Con La stagione del sangue, Samuel Bjørk conferma il suo talento nel creare thriller psicologici che tengono davvero con il fiato sospeso. Questo libro è il seguito de La stagione degli innocenti e infatti ritroviamo Holger Munch e Mia Krüger alle prese con un caso che si inserisce perfettamente nel filone del giallo nordico moderno. Ci sono tutti gli ingredienti giusti, quelli tipici del genere: atmosfere cupe e piene di suggestione, personaggi tormentati e ricchi di sfumature, e un mistero che si intreccia in modo profondo con le storie e le vite delle persone.
La stagione del sangue: un inizio brutale e complesso
Tutto comincia nel modo più crudo: una ragazza trovata morta, uccisa con ferocia, la scena del crimine che sa quasi di rito macabro. La squadra di Munch si ritrova subito invischiata in un’indagine davvero complessa, dove capire chi è colpevole e chi innocente diventa sempre più difficile. Per Mia Krüger, detective tanto geniale quanto segnata dalla vita, questo caso è un’altra discesa nelle sue zone d’ombra, un percorso difficile tra il bisogno di riscatto e il rischio costante di perdersi di nuovo.
Atmosfera e suspence del romanzo
Bjørk è un maestro nel creare suspense. Lo fa alternando con abilità i punti di vista dei vari personaggi, costruendo un mosaico di voci che fa crescere l’inquietudine pagina dopo pagina. E usa l’ambientazione norvegese in modo magistrale: le foreste cupe, i luoghi isolati non sono solo uno sfondo, ma respirano insieme alla storia, amplificando il senso di smarrimento e di pericolo. Come spesso accade nella letteratura scandinava, la natura sembra quasi uno specchio delle paure e dei conflitti interiori dei protagonisti.

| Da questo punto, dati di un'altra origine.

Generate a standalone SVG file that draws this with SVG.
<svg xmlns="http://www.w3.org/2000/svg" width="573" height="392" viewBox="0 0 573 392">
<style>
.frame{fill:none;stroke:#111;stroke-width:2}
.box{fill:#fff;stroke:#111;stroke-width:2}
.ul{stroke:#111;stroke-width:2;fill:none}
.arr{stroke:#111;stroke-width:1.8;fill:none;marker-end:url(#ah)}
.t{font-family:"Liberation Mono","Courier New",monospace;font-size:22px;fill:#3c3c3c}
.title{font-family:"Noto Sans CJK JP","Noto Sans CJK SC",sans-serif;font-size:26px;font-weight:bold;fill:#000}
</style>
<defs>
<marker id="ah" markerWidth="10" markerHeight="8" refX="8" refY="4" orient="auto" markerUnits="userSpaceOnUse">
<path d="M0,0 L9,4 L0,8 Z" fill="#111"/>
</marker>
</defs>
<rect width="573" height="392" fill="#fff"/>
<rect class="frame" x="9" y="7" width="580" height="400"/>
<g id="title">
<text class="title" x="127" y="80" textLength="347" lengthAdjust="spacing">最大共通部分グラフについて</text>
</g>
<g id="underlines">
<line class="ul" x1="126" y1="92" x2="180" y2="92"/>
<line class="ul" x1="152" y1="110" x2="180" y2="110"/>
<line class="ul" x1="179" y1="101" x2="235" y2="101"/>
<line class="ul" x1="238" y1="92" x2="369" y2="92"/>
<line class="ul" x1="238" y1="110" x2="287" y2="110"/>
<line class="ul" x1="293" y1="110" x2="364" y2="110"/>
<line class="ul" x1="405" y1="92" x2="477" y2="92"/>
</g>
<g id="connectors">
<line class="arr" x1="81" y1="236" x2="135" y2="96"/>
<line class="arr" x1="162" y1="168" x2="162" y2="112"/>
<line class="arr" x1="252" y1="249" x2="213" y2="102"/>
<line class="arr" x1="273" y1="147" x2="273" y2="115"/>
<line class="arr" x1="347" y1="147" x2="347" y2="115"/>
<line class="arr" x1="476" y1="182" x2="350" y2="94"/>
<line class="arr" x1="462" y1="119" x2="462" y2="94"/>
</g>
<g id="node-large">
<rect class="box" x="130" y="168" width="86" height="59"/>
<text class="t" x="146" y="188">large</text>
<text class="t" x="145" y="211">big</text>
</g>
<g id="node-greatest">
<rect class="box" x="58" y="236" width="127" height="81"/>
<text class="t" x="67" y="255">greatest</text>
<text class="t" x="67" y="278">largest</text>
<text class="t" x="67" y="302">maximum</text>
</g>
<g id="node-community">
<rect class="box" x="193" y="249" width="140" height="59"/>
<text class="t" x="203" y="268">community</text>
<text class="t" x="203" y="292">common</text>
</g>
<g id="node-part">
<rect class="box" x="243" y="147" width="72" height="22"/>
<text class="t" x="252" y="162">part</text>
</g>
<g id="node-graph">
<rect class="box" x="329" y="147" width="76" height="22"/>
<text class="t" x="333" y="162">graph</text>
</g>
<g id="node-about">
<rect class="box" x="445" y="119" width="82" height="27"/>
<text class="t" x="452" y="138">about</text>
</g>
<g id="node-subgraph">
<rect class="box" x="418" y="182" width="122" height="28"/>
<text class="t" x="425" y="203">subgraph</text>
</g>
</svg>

La stagione del sangue: i temi esplorati
La stagione del sangue non è solo suspense, fa anche pensare. Tocca corde delicate come la fragilità dei legami familiari, il sentirsi terribilmente soli e l’ombra lunga che la violenza lascia su tutti, vittime e famiglie. Il titolo stesso evoca un’idea di ciclicità, quasi un destino di sangue che sembra ripetersi. Il passato, i traumi infantili, le colpe mai risolte si intrecciano fittamente nella trama, rendendo la verità qualcosa di sfuggente, pieno di zone d’ombra.
Munch e Krüger: personaggi complessi e umani
Un altro punto forte sono i personaggi, descritti con grande cura. Mia Krüger, in particolare, colpisce per quanto è umana nella sua tragica complessità: la sua mente affilata fa a pugni con un’inquietudine profonda che la rende fragile, ma incredibilmente vera. E anche Holger Munch, con quel suo modo di fare quasi paterno e la sua dedizione assoluta al lavoro, è un personaggio ricco di sfumature, lontano dall’eroe senza macchia, con le sue debolezze ben visibili.
La stagione del sangue: giudizio finale
Insomma, La stagione del sangue si inserisce a pieno titolo nella grande tradizione del crime scandinavo, ma con una sua personalità ben definita. Bjørk riesce a unire in modo eccellente l’analisi psicologica dei personaggi con la pura tensione della storia. Si conferma un autore che sa esplorare il lato oscuro dell’animo umano, regalandoci un thriller che appassiona non solo per il caso da risolvere, ma anche per la vita vera e complessa che pulsa nei suoi personaggi.